Like many of you, price was a determining factor for us when upgrading to a new suspension system. We didn’t want a cheap kit but good value for our dollar. Despite the ZJ platform’s age, the aftermarket support remains strong, and after searching around, we ultimately landed on a Rough Country 4-inch long-arm suspension. Opting for the 4-inch kit would give us room to run the 33-inch tires we want (Rough Country suggests a 31-inch maximum) with a little fender trimming and maintain a reasonably low center of gravity—a good thing for on- and off-road driving. We borrowed time on a two-post lift from our friends at Low Range 4x4 in Wilmington, North Carolina, for the installation so it would be easier to get the photos we wanted to show you, but because this kit is a bolt-on with very little cutting or drilling involved, this is actually a very doable driveway install. You’ll need a good assortment of tools and some suspension experience, but if you’re looking to save money on the installation, it can be tackled at home.

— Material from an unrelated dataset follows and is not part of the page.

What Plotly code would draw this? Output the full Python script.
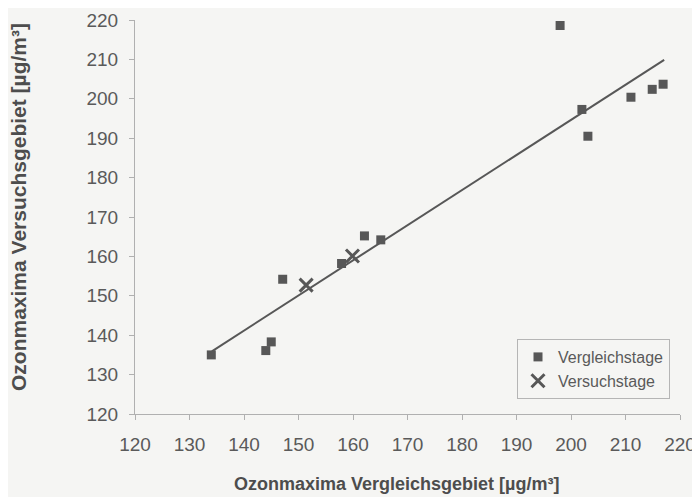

Once the old suspension pieces were removed, the first major spot to tackle was removing the stock lower control-arm mounts. This is one of the few times you’ll be thankful that the Grand Cherokee is a Unitbody design. Slicing through thin metal is extremely easy. Low Range 4x4 used a cut-off wheel attached to an electric grinder. A Sawzall is also an excellent cutting tool option for this task.
Your next order of business will be to mock up the new front suspension crossmember. Once you have it in place, you can mark the holes that will need to be drilled out along the underside of the Unitbody rails.
The Rough Country crossmember is made of heavy-duty 1/4-inch steel. The one-piece design takes place of the flimsy stock crossmember and accepts the stock transmission mount. While it does come with a transfer case skidplate, we found it made contact with the NP242 T-case. Low Range trimmed it to fit and sent it out for another round of powdercoat before bolting it back on.
The rear portion of the crossmember is held in by the stock mounting locations. To bolt the front portion in place, you will need to drill a small access hole in the rail so you can fish the flag nuts in place. Using long pliers to hold the flag nuts will make the process much easier.
Rough Country sends rebuildable endlinks with its long-arm kit. You will need to assemble them yourself. Thankfully, the adjustable 2 1/2-inch flex joints are very easy to put together, and beyond the tool Rough Country includes, you’ll only need a sturdy set of snap-ring pliers.
A set of radius-style control arms from Rough Country replace the original suspension configuration up front. The arms come formed for increased tire and ground clearance and offer plenty of adjustment so you can properly dial everything in.
Supporting the front is a set of 4-inch lift coils and Rough Country’s Performance 2.2 Series shocks. Also standard issue with the kit is a set of quick-release anti-sway bar disconnects.
Handling the side-to-side movement of the axle is a new fully adjustable track bar. This setup comes with a new track bar mount on the frame side and reuses the stock hole at the axle. Since the new track bar has a threaded adjustment collar, you can easily adjust it once it’s bolted in place.
Out back, the kit includes new control-arm brackets at the frame that are through-bolted from the side and bolted via inset flag nuts from below. The beefy brackets are used to mount both the upper and lower control arms at the frame on each side.
We talk a lot about long arms versus short arms, but here you can really see how big of a difference there is between the two. As you raise your ZJ’s suspension, the control-arm angle significantly increases, which can often create a harsh ride and poor handling. One of the biggest advantages of having a long control arm is that it decreases the operating angle of the arm.
As we previously mentioned, this ZJ was originally outfitted with a short-arm suspension lift. As such, an aftermarket track bar bracket was already bolted and welded to the rear axle. While Rough Country does include a track bar drop that goes at the body side, this setup was left in place. Both suspension systems retain the stock track bar. This setup is preferred because raising the bracket at the axle increases the roll center.
To finish the rear kit install, a new set of lift coils and 2.2 Performance Series shocks were bolted up. Both the front and the rear use bumpstop extensions to moderate the suspension’s upward travel. On our 4.0L-powered ZJ, we found the long-arm kit did require a new cat-back exhaust system, so you should budget accordingly.
To make sure this wheeler doesn’t get left spinning in place in the Southeast mud, a set of 33x12.50R15 General Grabber MTs were mounted on 15x8 steel wheels. The load-range-C mud-terrain radial has been a solid performer so far. We found them to be surprisingly quiet, always a nice trait on a daily driven SUV where noises seem to echo inside the cabin.
To shoehorn the 33-inch-tall Generals in place, we had to trim a little from the front bumper, as well as slightly modify the fender wells. The stance of the ZJ is what we would consider a true 4-inch-lift, great for something you’ll be climbing in and out of daily. One thing we didn’t like as much was the overall length of the rear lowers. The long control arms are good for handling, but they are more likely to take a beating off-road. We have no doubt that the arms can take it, but it’s definitely something to be aware of. We also found the coils and shocks to be a bit on the soft side. This made for a great on-road ride, but we wouldn’t mind a little more damping for more spirited off-road driving. Without question, the Jeep handles better than it did with the short-arm system. We look forward to putting this kit through the paces in the upcoming months.